» Work to do
Your task is to repeat the lines below exactly, excluding any pictures they contain.

» Data excerpt
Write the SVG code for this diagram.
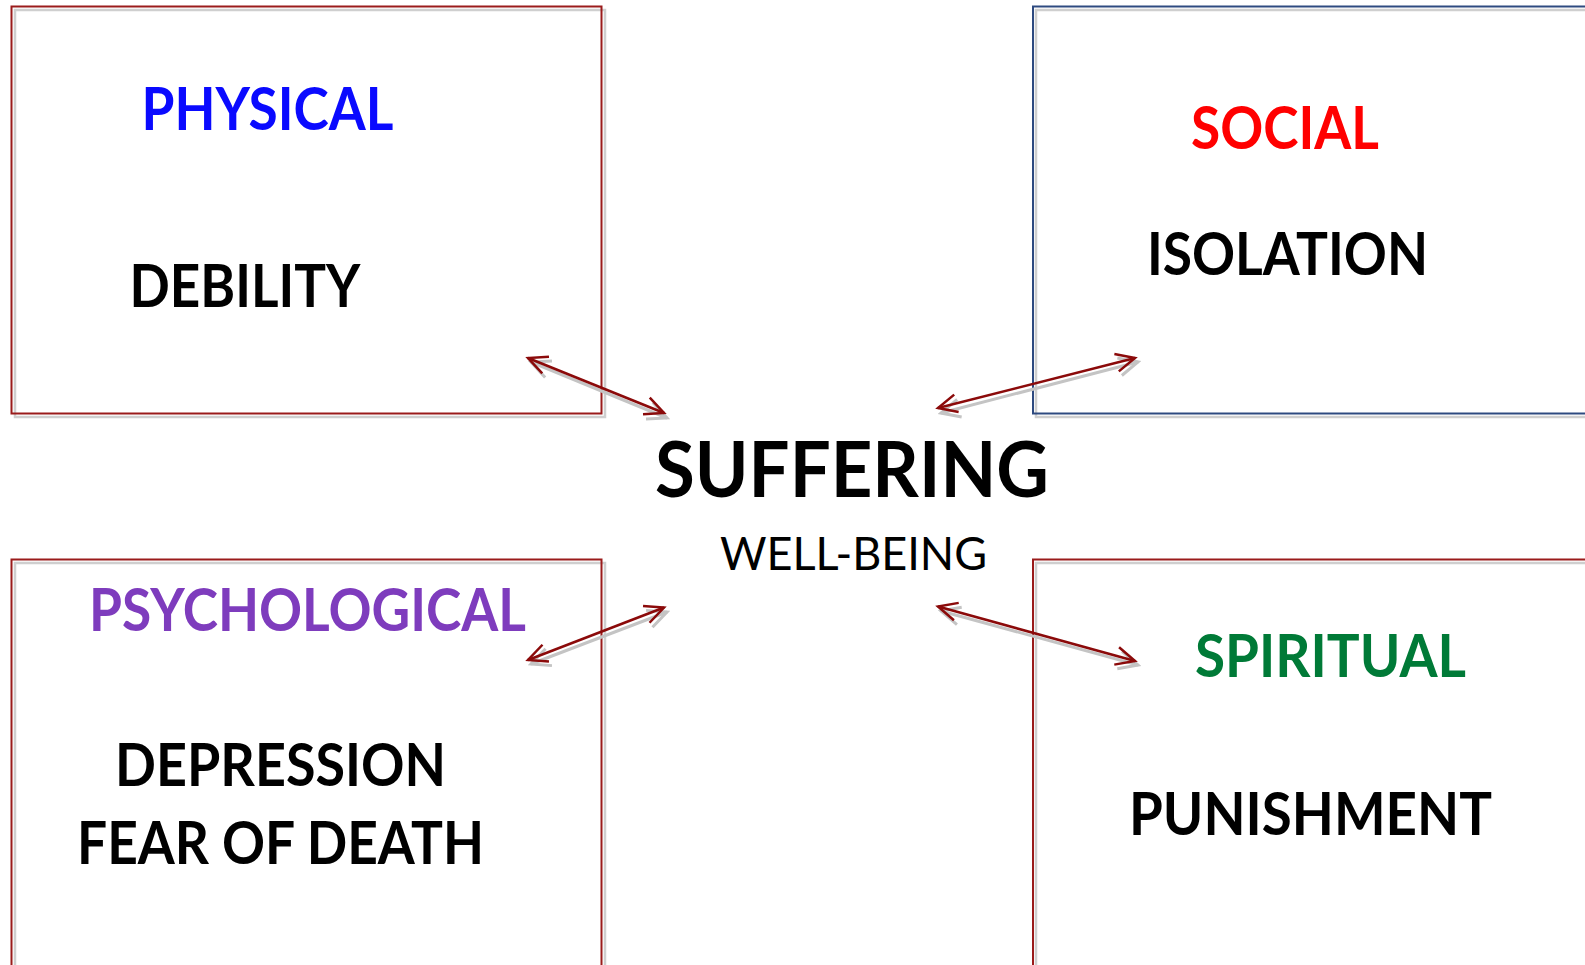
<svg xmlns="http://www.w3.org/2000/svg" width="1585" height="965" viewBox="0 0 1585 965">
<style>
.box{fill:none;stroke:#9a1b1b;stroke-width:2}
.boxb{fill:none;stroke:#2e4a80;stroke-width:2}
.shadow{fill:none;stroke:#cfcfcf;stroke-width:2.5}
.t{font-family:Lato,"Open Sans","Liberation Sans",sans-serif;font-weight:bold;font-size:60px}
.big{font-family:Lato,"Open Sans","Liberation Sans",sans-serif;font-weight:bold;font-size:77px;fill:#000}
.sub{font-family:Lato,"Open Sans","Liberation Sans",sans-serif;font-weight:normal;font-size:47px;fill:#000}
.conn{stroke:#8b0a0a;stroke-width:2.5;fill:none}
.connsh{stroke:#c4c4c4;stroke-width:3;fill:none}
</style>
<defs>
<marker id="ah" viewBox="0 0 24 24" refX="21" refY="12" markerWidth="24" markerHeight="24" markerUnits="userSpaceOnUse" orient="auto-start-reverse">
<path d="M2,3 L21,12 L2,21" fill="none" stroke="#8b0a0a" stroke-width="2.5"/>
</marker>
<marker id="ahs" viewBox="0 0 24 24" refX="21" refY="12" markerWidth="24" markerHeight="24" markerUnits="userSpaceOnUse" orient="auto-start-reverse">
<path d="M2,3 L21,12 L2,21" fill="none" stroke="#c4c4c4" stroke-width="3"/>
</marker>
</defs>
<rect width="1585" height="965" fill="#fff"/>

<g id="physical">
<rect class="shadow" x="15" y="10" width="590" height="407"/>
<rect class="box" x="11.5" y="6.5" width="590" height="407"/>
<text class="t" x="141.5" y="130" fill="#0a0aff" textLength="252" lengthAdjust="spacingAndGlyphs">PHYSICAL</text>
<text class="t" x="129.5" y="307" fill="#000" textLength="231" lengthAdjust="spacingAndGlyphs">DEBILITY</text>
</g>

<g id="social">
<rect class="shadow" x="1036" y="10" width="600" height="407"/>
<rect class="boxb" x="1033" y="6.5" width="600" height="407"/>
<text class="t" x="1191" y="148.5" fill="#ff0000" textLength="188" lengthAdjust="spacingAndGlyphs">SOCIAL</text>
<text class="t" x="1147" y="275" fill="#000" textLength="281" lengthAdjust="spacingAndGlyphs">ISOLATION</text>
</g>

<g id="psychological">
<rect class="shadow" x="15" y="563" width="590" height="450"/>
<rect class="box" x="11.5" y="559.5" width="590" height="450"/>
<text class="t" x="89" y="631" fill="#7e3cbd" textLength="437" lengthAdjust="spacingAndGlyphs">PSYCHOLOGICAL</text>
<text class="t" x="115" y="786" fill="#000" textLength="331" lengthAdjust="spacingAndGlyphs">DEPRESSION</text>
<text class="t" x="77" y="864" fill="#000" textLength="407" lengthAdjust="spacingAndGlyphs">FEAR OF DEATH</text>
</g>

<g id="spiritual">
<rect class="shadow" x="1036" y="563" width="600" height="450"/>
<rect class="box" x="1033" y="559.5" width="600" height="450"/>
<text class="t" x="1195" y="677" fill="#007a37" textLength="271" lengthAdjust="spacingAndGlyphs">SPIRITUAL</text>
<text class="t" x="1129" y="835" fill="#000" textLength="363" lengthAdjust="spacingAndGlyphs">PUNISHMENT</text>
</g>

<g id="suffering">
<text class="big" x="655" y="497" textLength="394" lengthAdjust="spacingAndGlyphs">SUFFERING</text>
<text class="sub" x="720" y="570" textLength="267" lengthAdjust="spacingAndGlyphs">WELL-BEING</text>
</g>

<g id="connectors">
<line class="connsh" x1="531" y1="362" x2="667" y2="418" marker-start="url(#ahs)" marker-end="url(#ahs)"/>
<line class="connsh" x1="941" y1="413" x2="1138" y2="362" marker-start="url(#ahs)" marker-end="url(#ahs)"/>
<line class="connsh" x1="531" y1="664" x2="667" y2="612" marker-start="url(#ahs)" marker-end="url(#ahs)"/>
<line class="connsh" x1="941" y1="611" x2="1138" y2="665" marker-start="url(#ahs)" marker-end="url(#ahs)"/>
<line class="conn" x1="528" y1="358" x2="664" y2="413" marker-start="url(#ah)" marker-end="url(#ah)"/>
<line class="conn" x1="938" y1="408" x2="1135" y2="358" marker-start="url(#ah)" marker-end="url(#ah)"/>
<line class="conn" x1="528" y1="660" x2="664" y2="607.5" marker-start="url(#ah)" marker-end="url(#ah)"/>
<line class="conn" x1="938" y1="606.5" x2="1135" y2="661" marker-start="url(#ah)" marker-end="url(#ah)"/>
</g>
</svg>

» Answer below
Write the SVG code for this diagram.
<svg xmlns="http://www.w3.org/2000/svg" width="1585" height="965" viewBox="0 0 1585 965">
<style>
.box{fill:none;stroke:#9a1b1b;stroke-width:2}
.boxb{fill:none;stroke:#2e4a80;stroke-width:2}
.shadow{fill:none;stroke:#cfcfcf;stroke-width:2.5}
.t{font-family:Lato,"Open Sans","Liberation Sans",sans-serif;font-weight:bold;font-size:60px}
.big{font-family:Lato,"Open Sans","Liberation Sans",sans-serif;font-weight:bold;font-size:77px;fill:#000}
.sub{font-family:Lato,"Open Sans","Liberation Sans",sans-serif;font-weight:normal;font-size:47px;fill:#000}
.conn{stroke:#8b0a0a;stroke-width:2.5;fill:none}
.connsh{stroke:#c4c4c4;stroke-width:3;fill:none}
</style>
<defs>
<marker id="ah" viewBox="0 0 24 24" refX="21" refY="12" markerWidth="24" markerHeight="24" markerUnits="userSpaceOnUse" orient="auto-start-reverse">
<path d="M2,3 L21,12 L2,21" fill="none" stroke="#8b0a0a" stroke-width="2.5"/>
</marker>
<marker id="ahs" viewBox="0 0 24 24" refX="21" refY="12" markerWidth="24" markerHeight="24" markerUnits="userSpaceOnUse" orient="auto-start-reverse">
<path d="M2,3 L21,12 L2,21" fill="none" stroke="#c4c4c4" stroke-width="3"/>
</marker>
</defs>
<rect width="1585" height="965" fill="#fff"/>

<g id="physical">
<rect class="shadow" x="15" y="10" width="590" height="407"/>
<rect class="box" x="11.5" y="6.5" width="590" height="407"/>
<text class="t" x="141.5" y="130" fill="#0a0aff" textLength="252" lengthAdjust="spacingAndGlyphs">PHYSICAL</text>
<text class="t" x="129.5" y="307" fill="#000" textLength="231" lengthAdjust="spacingAndGlyphs">DEBILITY</text>
</g>

<g id="social">
<rect class="shadow" x="1036" y="10" width="600" height="407"/>
<rect class="boxb" x="1033" y="6.5" width="600" height="407"/>
<text class="t" x="1191" y="148.5" fill="#ff0000" textLength="188" lengthAdjust="spacingAndGlyphs">SOCIAL</text>
<text class="t" x="1147" y="275" fill="#000" textLength="281" lengthAdjust="spacingAndGlyphs">ISOLATION</text>
</g>

<g id="psychological">
<rect class="shadow" x="15" y="563" width="590" height="450"/>
<rect class="box" x="11.5" y="559.5" width="590" height="450"/>
<text class="t" x="89" y="631" fill="#7e3cbd" textLength="437" lengthAdjust="spacingAndGlyphs">PSYCHOLOGICAL</text>
<text class="t" x="115" y="786" fill="#000" textLength="331" lengthAdjust="spacingAndGlyphs">DEPRESSION</text>
<text class="t" x="77" y="864" fill="#000" textLength="407" lengthAdjust="spacingAndGlyphs">FEAR OF DEATH</text>
</g>

<g id="spiritual">
<rect class="shadow" x="1036" y="563" width="600" height="450"/>
<rect class="box" x="1033" y="559.5" width="600" height="450"/>
<text class="t" x="1195" y="677" fill="#007a37" textLength="271" lengthAdjust="spacingAndGlyphs">SPIRITUAL</text>
<text class="t" x="1129" y="835" fill="#000" textLength="363" lengthAdjust="spacingAndGlyphs">PUNISHMENT</text>
</g>

<g id="suffering">
<text class="big" x="655" y="497" textLength="394" lengthAdjust="spacingAndGlyphs">SUFFERING</text>
<text class="sub" x="720" y="570" textLength="267" lengthAdjust="spacingAndGlyphs">WELL-BEING</text>
</g>

<g id="connectors">
<line class="connsh" x1="531" y1="362" x2="667" y2="418" marker-start="url(#ahs)" marker-end="url(#ahs)"/>
<line class="connsh" x1="941" y1="413" x2="1138" y2="362" marker-start="url(#ahs)" marker-end="url(#ahs)"/>
<line class="connsh" x1="531" y1="664" x2="667" y2="612" marker-start="url(#ahs)" marker-end="url(#ahs)"/>
<line class="connsh" x1="941" y1="611" x2="1138" y2="665" marker-start="url(#ahs)" marker-end="url(#ahs)"/>
<line class="conn" x1="528" y1="358" x2="664" y2="413" marker-start="url(#ah)" marker-end="url(#ah)"/>
<line class="conn" x1="938" y1="408" x2="1135" y2="358" marker-start="url(#ah)" marker-end="url(#ah)"/>
<line class="conn" x1="528" y1="660" x2="664" y2="607.5" marker-start="url(#ah)" marker-end="url(#ah)"/>
<line class="conn" x1="938" y1="606.5" x2="1135" y2="661" marker-start="url(#ah)" marker-end="url(#ah)"/>
</g>
</svg>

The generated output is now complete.